Asset allocation less risky than timing the market
Adriaan Pask, PSG Wealth CIO.
Investors have two basic choices to make. Do it yourself by timing the market or by predicting corrections, or leave it to a multi-manager with strategic and tactical asset allocation skills.
According to PSG Wealth CIO, Adriaan Pask, timing the market by buying and selling stocks to make a profit in a short time period is a risky business.
“You will only get by if you are very lucky and relying solely on luck is not an investment strategy.”
There is a meaningful difference between market timing and strategic and tactical asset allocation. Strategic asset allocation (SAA) is the targeted asset allocation composition of a fund, assuming all asset classes are fairly valued.
A manager may have determined that to reach a CPI plus 5% targeted return, holding 60% equity, 40% cash asset allocation at fair value would yield the desired result. If the asset classes are not trading at fair value, the manager may adopt a tactical asset allocation (TAA) strategy.
A TAA strategy is a prudent and considered over- or underweight position relative to the SAA strategy. Continuing with the 60% equity, 40% cash asset allocation example above, if the manager feels that equities may be overpriced, the manager may decide to hold 50% equity, 50% cash asset allocation portfolio.
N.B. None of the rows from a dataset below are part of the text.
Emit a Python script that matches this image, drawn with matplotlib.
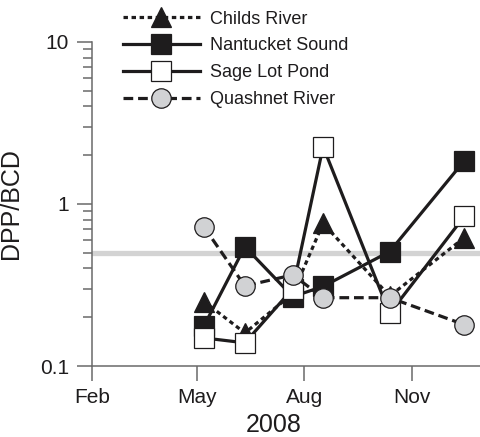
import matplotlib
matplotlib.use("Agg")
import matplotlib.pyplot as plt
import matplotlib.dates as mdates
from matplotlib.ticker import LogLocator, NullFormatter, FixedLocator, FixedFormatter
import datetime as dt

plt.rcParams['font.family'] = ['Liberation Sans', 'DejaVu Sans']
plt.rcParams['lines.scale_dashes'] = False

# ---- data ----
dates = ['2008-05-07', '2008-06-11', '2008-07-22', '2008-08-17', '2008-10-13', '2008-12-16']
childs = [0.25, 0.16, 0.28, 0.76, 0.27, 0.62]
nantucket = [0.177, 0.545, 0.268, 0.31, 0.508, 1.85]
sage = [0.149, 0.139, 0.30, 2.26, 0.211, 0.84]
quashnet = [0.72, 0.312, 0.365, 0.264, 0.264, 0.18]
threshold = 0.5
xtick_dates = ['2008-02-01', '2008-05-01', '2008-08-01', '2008-11-01']
xtick_labels = ['Feb', 'May', 'Aug', 'Nov']
ytick_vals = [0.1, 1, 10]
ytick_labels = ['0.1', '1', '10']

x = [dt.datetime.strptime(d, '%Y-%m-%d') for d in dates]

W, H = 481, 437
fig = plt.figure(figsize=(W / 100, H / 100), dpi=100)
ax = fig.add_axes([92 / W, 71 / H, 391 / W, 324 / H])

dark = '#1e1c1d'
axcol = '#6a6a6a'
ms = 14
mew = 0.9
lw = 2.3

ax.axhline(threshold, color='#d3d3d3', lw=3.8, zorder=1)

ax.plot(x, childs, linestyle=(0, (3.2, 2.6)), color=dark, lw=lw, marker='^',
        ms=ms, mfc=dark, mec=dark, mew=mew, label='Childs River', zorder=2)
ax.plot(x, nantucket, linestyle='-', color=dark, lw=lw, marker='s',
        ms=ms, mfc=dark, mec=dark, mew=mew, label='Nantucket Sound', zorder=3)
ax.plot(x, sage, linestyle='-', color=dark, lw=lw, marker='s',
        ms=ms, mfc='white', mec=dark, mew=mew, label='Sage Lot Pond', zorder=4)
ax.plot(x, quashnet, linestyle=(0, (7, 3.5)), color=dark, lw=lw, marker='o',
        ms=ms, mfc='#d1d2d4', mec=dark, mew=mew, label='Quashnet River', zorder=5)

ax.set_yscale('log')
ax.set_ylim(0.1, 10)
ax.set_xlim(dt.datetime(2008, 2, 1), dt.datetime(2009, 1, 1))

ax.yaxis.set_major_locator(FixedLocator(ytick_vals))
ax.yaxis.set_major_formatter(FixedFormatter(ytick_labels))
ax.yaxis.set_minor_locator(LogLocator(base=10, subs=range(2, 10)))
ax.yaxis.set_minor_formatter(NullFormatter())

xt = [mdates.date2num(dt.datetime.strptime(d, '%Y-%m-%d')) for d in xtick_dates]
ax.xaxis.set_major_locator(FixedLocator(xt))
ax.xaxis.set_major_formatter(FixedFormatter(xtick_labels))
ax.xaxis.set_minor_locator(FixedLocator([]))

for s in ['top', 'right']:
    ax.spines[s].set_visible(False)
for s in ['left', 'bottom']:
    ax.spines[s].set_color(axcol)
    ax.spines[s].set_linewidth(1.1)

ax.tick_params(axis='both', which='major', length=10.5, width=1.1, color=axcol,
               labelsize=15, labelcolor=dark)
ax.tick_params(axis='y', which='major', pad=6)
ax.tick_params(axis='x', which='major', pad=5)
ax.tick_params(axis='y', which='minor', length=6.5, width=1.1, color=axcol)

ax.set_xlabel('2008', fontsize=18, color=dark)
ax.xaxis.set_label_coords((274 - 92) / 391, -47 / 324)
ax.set_ylabel('DPP/BCD', fontsize=18, color=dark)
ax.yaxis.set_label_coords((23 - 92) / 391, 0.5)

leg = ax.legend(loc='upper left', bbox_to_anchor=(123 / W, 1 - 10.5 / H),
                bbox_transform=fig.transFigure, frameon=False, fontsize=13,
                handlelength=4.26, handletextpad=0.55, labelspacing=0.55,
                borderpad=0, borderaxespad=0, numpoints=1)
for t in leg.get_texts():
    t.set_color(dark)

fig.savefig('out.png', dpi=100)
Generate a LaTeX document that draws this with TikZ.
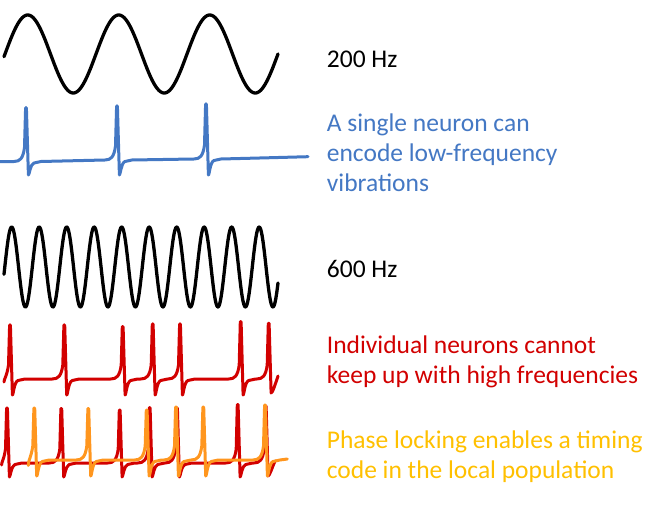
\documentclass[tikz,border=0pt]{standalone}
\usepackage{fontspec}
\setmainfont{Carlito}
\definecolor{cblue}{RGB}{68,120,196}
\definecolor{cred}{RGB}{210,0,0}
\definecolor{corange}{RGB}{255,150,30}
\definecolor{cgold}{RGB}{255,192,0}
% spike path segment: #1 peak x, #2 baseline, #3 top, #4 undershoot
\newcommand\spike[4]{ .. controls ({#1-6},{#2}) and ({#1-3},{#2-3}) .. ({#1-1.5},{#2-14}) -- ({#1-0.4},{#3}) -- ({#1+0.4},{#3}) -- ({#1+2.4},{#4}) .. controls ({#1+3.4},{#4}) and ({#1+4},{#2+3}) .. ({#1+8},{#2+1.5}) .. controls ({#1+11},{#2+0.5}) .. ({#1+15},{#2})}
\newcommand\spikehead[4]{ .. controls ({#1-6},{#2}) and ({#1-3},{#2-3}) .. ({#1-1.5},{#2-14}) -- ({#1-0.4},{#3}) -- ({#1+0.4},{#3}) -- ({#1+2.4},{#4})}
\begin{document}
\begin{tikzpicture}[x=1pt,y=-1pt,
  wave/.style={line width=3.3pt,black,line join=round,line cap=round},
  trace/.style={line width=3pt,line join=round,line cap=round},
  lbl/.style={anchor=base west,inner sep=0pt,font=\fontsize{25.5}{30}\selectfont}]
\useasboundingbox (0,0) rectangle (662,505);
\fill[white] (0,0) rectangle (662,505);
% 200 Hz sine
\draw[wave] plot[domain=4:278,samples=240] (\x,{54-39*sin(3.956*(\x-5))});
% blue single neuron
\draw[trace,cblue] (0,161.7) -- (14,161.5) \spike{26}{161.5}{107.7}{175}
  -- (105,160) \spike{117}{160}{106}{175}
  -- (194,159) \spike{206}{159}{104}{175}
  .. controls (260,158) .. (308,156.7);
% 600 Hz sine
\draw[wave] plot[domain=4:278,samples=400] (\x,{267-40*sin(13.091*(\x-4.8))});
% red individual neuron
\draw[trace,cred] (4,382) \spike{10}{379}{325}{395}
  -- (52.3,379) \spike{64.3}{379}{325}{395}
  -- (110.7,379) \spike{122.7}{379}{326.7}{395}
  -- (140.7,379) \spike{152.7}{379}{324}{395}
  -- (168,379) \spike{180}{379}{324}{395}
  -- (228.7,379) \spike{240.7}{379}{321.7}{395}
  -- (256.7,379) \spikehead{268.7}{379}{323.3}{393}
  .. controls (272.5,393) and (275,385) .. (278,376);
% red in population
\draw[trace,cred] (1.7,465) \spike{7}{463}{408}{477}
  -- (49.3,463) \spike{61.3}{463}{408.5}{477}
  -- (107.7,463) \spike{119.7}{463}{410}{477}
  -- (137.7,463) \spike{149.7}{463}{407.7}{477}
  -- (165,463) \spike{177}{463}{408}{477}
  -- (225.7,463) \spike{237.7}{463}{404.5}{477}
  -- (253.7,463) \spikehead{265.7}{463}{406}{476}
  .. controls (269.5,476) and (272,468) .. (275,461);
% orange in population
\draw[trace,corange] (28.3,465.5) \spike{34.3}{460}{408}{476}
  -- (76.3,460) \spike{88.3}{460}{408.5}{476}
  -- (134.7,460) \spike{146.7}{460}{410}{476}
  -- (164,460) \spike{176}{460}{407}{476}
  -- (191.3,460) \spike{203.3}{460}{407}{476}
  -- (253,460) \spike{265}{460}{405}{476}
  -- (287.3,459);
% labels
\node[lbl] (f200) at (326.7,67.3) {200 Hz};
\node[lbl,text=cblue] (b1) at (326.7,131.7) {A single neuron can};
\node[lbl,text=cblue] (b2) at (326.7,161.7) {encode low-frequency};
\node[lbl,text=cblue] (b3) at (326.7,191.7) {vibrations};
\node[lbl] (f600) at (326.7,277.3) {600 Hz};
\node[lbl,text=cred] (r1) at (326.7,353.3) {Individual neurons cannot};
\node[lbl,text=cred] (r2) at (326.7,383.3) {keep up with high frequencies};
\node[lbl,text=cgold] (g1) at (326.7,448.3) {Phase locking enables a timing};
\node[lbl,text=cgold] (g2) at (326.7,478.3) {code in the local population};
\end{tikzpicture}
\end{document}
“The big difference between market timing and a TAA strategy is prudence and proximity. An astute asset allocator recognises that although it is possible to value various asset classes, it is not possible to time markets.
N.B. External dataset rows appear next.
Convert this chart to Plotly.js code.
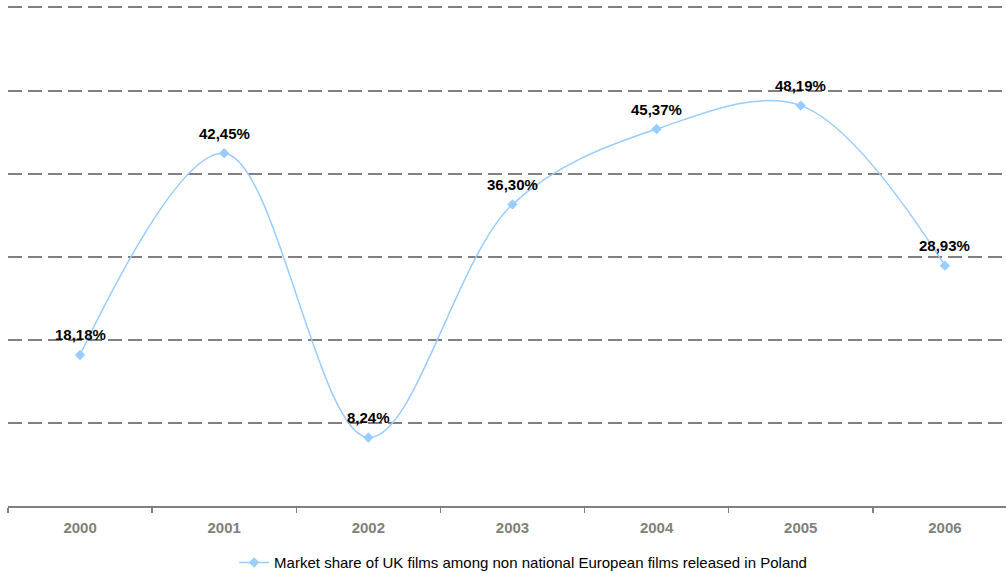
<!DOCTYPE html>
<html>
<head>
<meta charset="utf-8">
<script src="https://cdn.plot.ly/plotly-3.0.1.min.js"></script>
<style>html,body{margin:0;padding:0;background:#fff;overflow:hidden}</style>
</head>
<body>
<div id="chart" style="width:1006px;height:573px"></div>
<script>
const years = ['2000','2001','2002','2003','2004','2005','2006'];
const shares = [18.18, 42.45, 8.24, 36.30, 45.37, 48.19, 28.93];
const seriesName = 'Market share of UK films among non national European films released in Poland';

const labels = shares.map(v => '<b>' + v.toFixed(2).replace('.', ',') + '%</b>');
const FONT = 'Liberation Sans, Arial, sans-serif';

const trace = {
  x: years,
  y: shares,
  type: 'scatter',
  mode: 'lines+markers',
  name: seriesName,
  line: {shape: 'spline', smoothing: 1, color: '#99CCFF', width: 1.5},
  marker: {symbol: 'diamond', size: 8, color: '#99CCFF'},
  cliponaxis: false,
  hoverinfo: 'skip'
};

const annotations = [];
for (let i = 0; i < years.length; i++) {
  annotations.push({
    x: i, y: shares[i], xref: 'x', yref: 'y',
    text: labels[i], showarrow: false, yshift: 20,
    font: {family: FONT, size: 15, color: '#000000'}
  });
}

const layout = {
  width: 1006, height: 573,
  margin: {l: 8, r: 0, t: 5, b: 67},
  paper_bgcolor: '#fff', plot_bgcolor: '#fff',
  font: {family: FONT},
  showlegend: true,
  legend: {
    orientation: 'h', xref: 'container', yref: 'container',
    x: 0.52, xanchor: 'center', y: 0.018, yanchor: 'middle',
    font: {size: 15, color: '#000'}, itemwidth: 30
  },
  xaxis: {
    type: 'category',
    range: [-0.5, 6.424],
    showgrid: false, zeroline: false,
    showline: true, linecolor: '#808080', linewidth: 2,
    ticks: 'outside', tickson: 'boundaries', ticklen: 5, tickwidth: 1.5, tickcolor: '#808080',
    tickfont: {size: 15, color: '#808080', family: FONT, weight: 'bold'},
    ticklabelstandoff: 7,
    fixedrange: true
  },
  yaxis: {
    range: [0, 60.3], tick0: 0, dtick: 10,
    showticklabels: false, ticks: '',
    showgrid: true, gridcolor: '#808080', gridwidth: 2, griddash: '14px,6px',
    zeroline: false, showline: false, fixedrange: true
  },
  annotations: annotations
};

Plotly.newPlot('chart', [trace], layout, {displayModeBar: false, staticPlot: true});
</script>
</body>
</html>
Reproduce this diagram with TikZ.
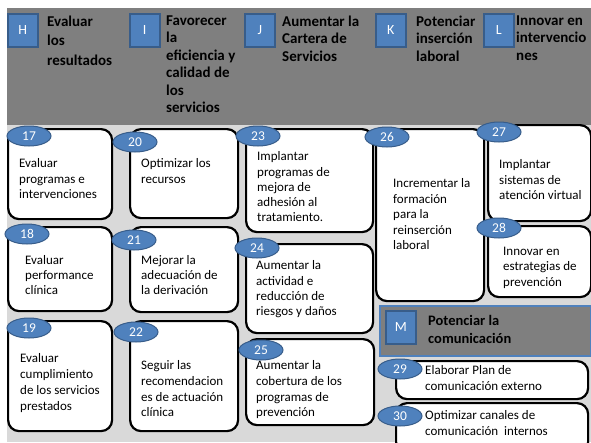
\documentclass[tikz,border=0pt]{standalone}
\usepackage{fontspec}
\setmainfont{Carlito}
\usetikzlibrary{shapes.geometric}
\definecolor{azul}{HTML}{4F81BD}
\definecolor{azulborde}{HTML}{385D8A}
\definecolor{grisoscuro}{HTML}{7F7F7F}
\definecolor{grisclaro}{HTML}{D9D9D9}

\begin{document}
\begin{tikzpicture}[x=1pt, y=-1pt, inner sep=0pt]
		\tikzstyle{caja}=[draw=black, line width=2.2pt, fill=white, rounded corners=11pt, anchor=north west]
		\tikzstyle{numero}=[ellipse, draw=azulborde, line width=1pt, fill=azul, minimum width=44pt, minimum height=20pt, text=white, font=\fontsize{13.5}{15}\selectfont]
		\tikzstyle{letra}=[draw=azulborde, line width=1.5pt, fill=azul, minimum width=30pt, minimum height=33pt, anchor=north west, text=white, font=\fontsize{14}{16}\selectfont]
		\tikzstyle{titulo}=[anchor=north west, align=left, font=\fontsize{15}{17.5}\selectfont\bfseries]
		\tikzstyle{texto}=[anchor=north west, align=left, font=\fontsize{13}{15.5}\selectfont]

			\useasboundingbox (0,0) rectangle (591,442);
			\clip (0,0) rectangle (591,442);
			\fill[grisoscuro] (7,8) rectangle (591,125);
			\fill[grisclaro] (7,125) rectangle (591,442);

			\node[letra] (H) at (7,13) {H};
			\node[letra] (I) at (129,13) {I};
			\node[letra] (J) at (244,13) {J};
			\node[letra] (K) at (375,13) {K};
			\node[letra] (L) at (483,13) {L};
			\node[titulo, font=\fontsize{15}{19.5}\selectfont\bfseries] (tituloH) at (47,15.5) {Evaluar\\los\\resultados};
			\node[titulo] (tituloI) at (166,15.5) {Favorecer\\la\\eficiencia y\\calidad de\\los\\servicios};
			\node[titulo] (tituloJ) at (282,15.5) {Aumentar la\\Cartera de\\Servicios};
			\node[titulo] (tituloK) at (416,15.5) {Potenciar\\inserción\\laboral};
			\node[titulo] (tituloL) at (516,15.5) {Innovar en\\intervencio\\nes};

			\node[caja, minimum width=104pt, minimum height=90pt] (c17) at (7,128) {};
			\node[caja, minimum width=104pt, minimum height=84pt] (c18) at (7,226) {};
			\node[caja, minimum width=104pt, minimum height=110pt] (c19) at (7,320) {};
			\node[caja, minimum width=108pt, minimum height=89pt] (c20) at (129,128) {};
			\node[caja, minimum width=108pt, minimum height=85pt] (c21) at (129,226) {};
			\node[caja, minimum width=108pt, minimum height=110pt] (c22) at (129,320) {};
			\node[caja, minimum width=127pt, minimum height=103pt] (c23) at (245,128) {};
			\node[caja, minimum width=127pt, minimum height=89pt] (c24) at (245,243) {};
			\node[caja, minimum width=128pt, minimum height=86pt] (c25) at (245,338) {};
			\node[caja, minimum width=108pt, minimum height=172pt] (c26) at (375,128) {};
			\node[caja, minimum width=103pt, minimum height=96pt] (c27) at (487,124) {};
			\node[caja, minimum width=103pt, minimum height=71pt] (c28) at (487,225) {};
			\node[caja, minimum width=192pt, minimum height=38pt] (c29) at (395,360) {};
			\node[caja, minimum width=192pt, minimum height=50pt] (c30) at (395,402) {};

			\node[draw=azul, line width=2pt, fill=grisoscuro, minimum width=211pt, minimum height=50pt, anchor=north west] (comunicacion) at (379,305) {};
			\node[letra] (M) at (385,310) {M};
			\node[titulo, font=\fontsize{14.5}{18}\selectfont\bfseries] (tituloM) at (428,315) {Potenciar la\\comunicación};

			\node[texto] (t17) at (19,158.5) {Evaluar\\programas e\\intervenciones};
			\node[texto] (t20) at (141,158.5) {Optimizar los\\recursos};
			\node[texto, font=\fontsize{13}{15.3}\selectfont] (t23) at (257,151.5) {Implantar\\programas de\\mejora de\\adhesión al\\tratamiento.};
			\node[texto] (t26) at (393,178.5) {Incrementar la\\formación\\para la\\reinserción\\laboral};
			\node[texto] (t27) at (499,159.5) {Implantar\\sistemas de\\atención virtual};
			\node[texto, font=\fontsize{13}{15}\selectfont] (t18) at (25,255.5) {Evaluar\\performance\\clínica};
			\node[texto, font=\fontsize{13}{15}\selectfont] (t21) at (141,255.5) {Mejorar la\\adecuación de\\la derivación};
			\node[texto, font=\fontsize{13}{15.3}\selectfont] (t24) at (256,260.5) {Aumentar la\\actividad e\\reducción de\\riesgos y daños};
			\node[texto] (t28) at (503,246.5) {Innovar en\\estrategias de\\prevención};
			\node[texto, font=\fontsize{13}{16}\selectfont] (t19) at (20,353.5) {Evaluar\\cumplimiento\\de los servicios\\prestados};
			\node[texto, font=\fontsize{13}{15.7}\selectfont] (t22) at (141,360.5) {Seguir las\\recomendacion\\es de actuación\\clínica};
			\node[texto, font=\fontsize{13}{15.7}\selectfont] (t25) at (256,360.5) {Aumentar la\\cobertura de los\\programas de\\prevención};
			\node[texto, font=\fontsize{13}{16}\selectfont] (t29) at (425,365.5) {Elaborar Plan de\\comunicación externo};
			\node[texto, font=\fontsize{13}{16}\selectfont] (t30) at (425,410.5) {Optimizar canales de\\comunicación\ \ internos};

			\node[numero] (n17) at (29,136) {17};
			\node[numero] (n18) at (27,234) {18};
			\node[numero] (n19) at (29,328) {19};
			\node[numero] (n20) at (135,142) {20};
			\node[numero] (n21) at (134,240) {21};
			\node[numero] (n22) at (136,332) {22};
			\node[numero] (n23) at (258,136) {23};
			\node[numero] (n24) at (257,248) {24};
			\node[numero] (n25) at (261,350) {25};
			\node[numero] (n26) at (387,137) {26};
			\node[numero] (n27) at (499,132) {27};
			\node[numero] (n28) at (499,228) {28};
			\node[numero] (n29) at (400,369) {29};
			\node[numero] (n30) at (400,416) {30};
		\end{tikzpicture}
\end{document}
“If the Fund manager is of the opinion that the equity portion may be overpriced, he may hold a 50% equity allocation instead of a 60% equity allocation, but he will never hold 0% equity or 100% cash. The latter is market timing.
“A TAA strategy requires a level of prudence, and recognises a potential error in judgement. It always retains proximity to the original SAA targeted weightings. This largely depends on prevailing market conditions and the fund manager’s predetermined TAA parameter limits,” according to Pask.
In situations where the manager believes that equities are severely undervalued, he/she may allocate 75% to equity; a 15% overweight position. On the other hand, if the manager feels that equities offer very little value, he/she may elect to hold only 45% in equity.
A true TAA strategy can be time-consuming and complicated for do-it-yourself investors. It requires knowledge and skill. That is why a multi-asset asset allocation fund is a simple choice for many investors.